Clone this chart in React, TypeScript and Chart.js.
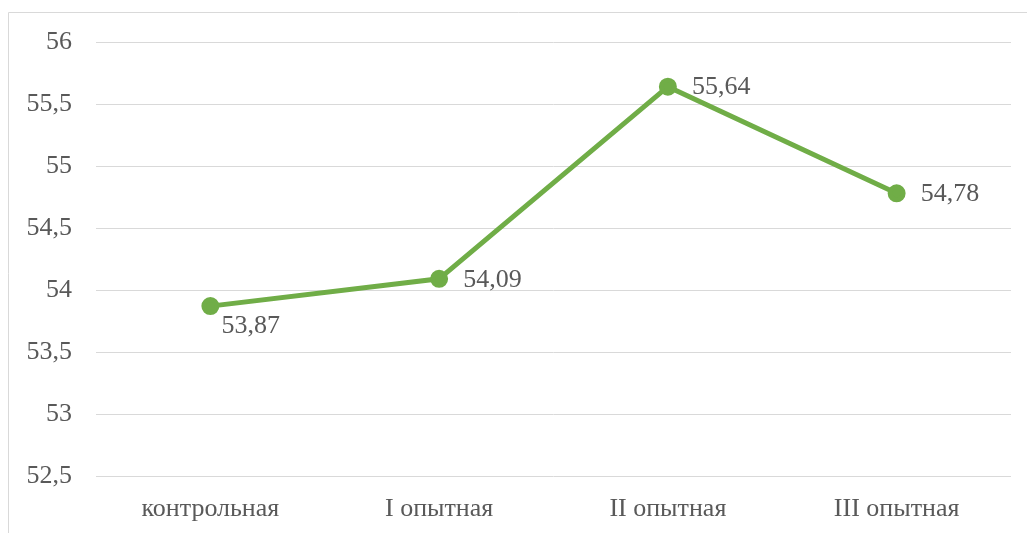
import React, { useEffect, useRef } from "react";
import { Chart, registerables } from "chart.js";

Chart.register(...registerables);

const categories = ["контрольная", "I опытная", "II опытная", "III опытная"];
const values = [53.87, 54.09, 55.64, 54.78];
const yMin = 52.5;
const yMax = 56;
const yStep = 0.5;
// label placement per point: "belowRight" or "right"
const labelPlacement = ["belowRight", "right", "right", "right"];

const FONT = "'Liberation Serif', 'Times New Roman', serif";
const TEXT = "#595959";
const GREEN = "#70AD47";

const fmt = (v: number) => String(v).replace(".", ",");

const framePlugin = {
  id: "frame",
  beforeDraw(chart: any) {
    const ctx = chart.ctx;
    ctx.save();
    ctx.strokeStyle = "#D9D9D9";
    ctx.lineWidth = 1;
    ctx.beginPath();
    ctx.moveTo(8.5, chart.height + 5);
    ctx.lineTo(8.5, 12.5);
    ctx.lineTo(chart.width + 5, 12.5);
    ctx.stroke();
    ctx.restore();
  },
};

const labelPlugin = {
  id: "pointLabels",
  afterDatasetsDraw(chart: any) {
    const ctx = chart.ctx;
    const meta = chart.getDatasetMeta(0);
    ctx.save();
    ctx.font = `26px ${FONT}`;
    ctx.fillStyle = TEXT;
    ctx.textBaseline = "middle";
    ctx.textAlign = "left";
    meta.data.forEach((pt: any, i: number) => {
      const v = values[i];
      const txt = fmt(v);
      if (labelPlacement[i] === "belowRight") {
        ctx.fillText(txt, pt.x + 11, pt.y + 20);
      } else {
        ctx.fillText(txt, pt.x + 24, pt.y + 1);
      }
    });
    ctx.restore();
  },
};

export default function App() {
  const ref = useRef<HTMLCanvasElement>(null);
  useEffect(() => {
    if (!ref.current) return;
    const chart = new Chart(ref.current, {
      type: "line",
      data: {
        labels: categories,
        datasets: [
          {
            data: values,
            borderColor: GREEN,
            backgroundColor: GREEN,
            borderWidth: 5,
            pointRadius: 6.5,
            pointHoverRadius: 6.5,
            pointBackgroundColor: GREEN,
            pointBorderColor: GREEN,
            tension: 0,
          },
        ],
      },
      options: {
        animation: false,
        responsive: false,
        maintainAspectRatio: false,
        layout: { padding: { top: 42, right: 16, bottom: 0, left: 0 } },
        plugins: {
          legend: { display: false },
          tooltip: { enabled: false },
        },
        scales: {
          x: {
            offset: true,
            grid: { display: false, drawTicks: false },
            border: { display: false },
            ticks: {
              color: TEXT,
              font: { family: FONT, size: 26 },
              padding: 18,
              maxRotation: 0,
            },
            afterFit(scale: any) {
              scale.height = 57;
            },
          },
          y: {
            min: yMin,
            max: yMax,
            grid: { color: "#D9D9D9", lineWidth: 1, drawTicks: false },
            border: { display: false },
            ticks: {
              stepSize: yStep,
              color: TEXT,
              font: { family: FONT, size: 26 },
              padding: 24,
              callback: (v: any) => fmt(Number(v)),
            },
            afterFit(scale: any) {
              scale.width = 96;
            },
          },
        },
      },
      plugins: [framePlugin, labelPlugin],
    });
    return () => chart.destroy();
  }, []);
  return (
    <div style={{ position: "absolute", left: 0, top: 0, width: 1027, height: 533, background: "#fff" }}>
      <canvas ref={ref} width={1027} height={533} style={{ display: "block" }} />
    </div>
  );
}
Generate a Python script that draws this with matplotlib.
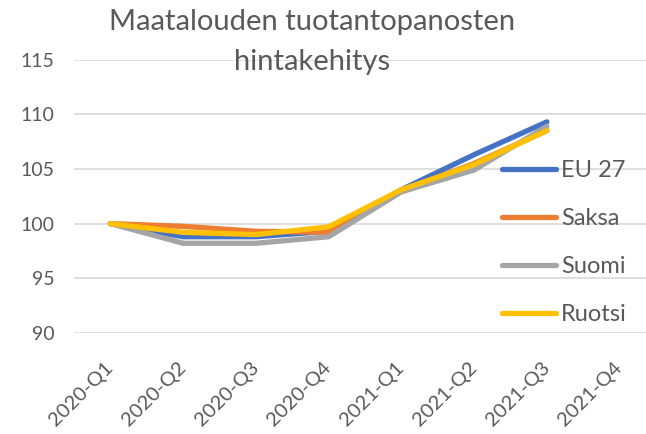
import matplotlib
matplotlib.use("Agg")
import matplotlib.pyplot as plt
import matplotlib.transforms as mtransforms

plt.rcParams['font.family'] = ['Lato', 'DejaVu Sans']

quarters = ["2020-Q1", "2020-Q2", "2020-Q3", "2020-Q4",
            "2021-Q1", "2021-Q2", "2021-Q3", "2021-Q4"]
eu27 = [100, 98.8, 98.8, 99.3, 103.1, 106.3, 109.3]
saksa = [100, 99.75, 99.3, 99.2, 103.0, 105.5, 108.5]
suomi = [100, 98.2, 98.2, 98.8, 102.9, 104.9, 108.9]
ruotsi = [100, 99.2, 99.0, 99.7, 103.1, 105.4, 108.5]

series = [("EU 27", eu27, "#4472C4"),
          ("Saksa", saksa, "#ED7D31"),
          ("Suomi", suomi, "#A5A5A5"),
          ("Ruotsi", ruotsi, "#FFC000")]

fig = plt.figure(figsize=(6.46, 4.34), dpi=100)
ax = fig.add_axes([74 / 646, 1 - 333 / 434, 582 / 646, (333 - 59.5) / 434])

for name, vals, col in series:
    ax.plot(range(len(vals)), vals, color=col, lw=3.8, label=name,
            solid_capstyle="round", solid_joinstyle="round")

ax.set_xlim(-0.5, 7.5)
ax.set_ylim(90, 115)
ax.set_yticks(range(90, 116, 5))
ax.set_xticks(range(len(quarters)))
ax.set_xticklabels(quarters, rotation=45, ha="right", rotation_mode="anchor")
ax.grid(axis="y", color="#D9D9D9", lw=1.2)
ax.set_axisbelow(True)
for s in ax.spines.values():
    s.set_visible(False)
ax.tick_params(length=0, colors="#595959")
ax.tick_params(axis="y", labelsize=14, pad=14)
ax.tick_params(axis="x", labelsize=14.5, pad=10)
shift = mtransforms.ScaledTranslation(-0.06, -0.12, fig.dpi_scale_trans)
for t in ax.get_xticklabels():
    t.set_transform(t.get_transform() + shift)

leg = ax.legend(frameon=False, loc="upper left", bbox_to_anchor=(502 / 646, 1 - 160 / 434),
                bbox_transform=fig.transFigure, fontsize=17, labelspacing=1.15,
                handlelength=2.3, handletextpad=0.2, borderpad=0, borderaxespad=0,
                labelcolor="#595959")

fig.text(312 / 646, 1 - 22 / 434, "Maatalouden tuotantopanosten", fontsize=21,
         color="#595959", va="center", ha="center")
fig.text(312 / 646, 1 - 62 / 434, "hintakehitys", fontsize=21,
         color="#595959", va="center", ha="center")

fig.savefig("out.png", dpi=100, facecolor="white")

→ **Your task**: Every line from the top of the material above through the line with "const fmt = (v: number)" should be duplicated exactly, please; leave out the pictures.

→ **Reply**:
Clone this chart in React, TypeScript and Chart.js.
import React, { useEffect, useRef } from "react";
import { Chart, registerables } from "chart.js";

Chart.register(...registerables);

const categories = ["контрольная", "I опытная", "II опытная", "III опытная"];
const values = [53.87, 54.09, 55.64, 54.78];
const yMin = 52.5;
const yMax = 56;
const yStep = 0.5;
// label placement per point: "belowRight" or "right"
const labelPlacement = ["belowRight", "right", "right", "right"];

const FONT = "'Liberation Serif', 'Times New Roman', serif";
const TEXT = "#595959";
const GREEN = "#70AD47";

const fmt = (v: number) => String(v).replace(".", ",");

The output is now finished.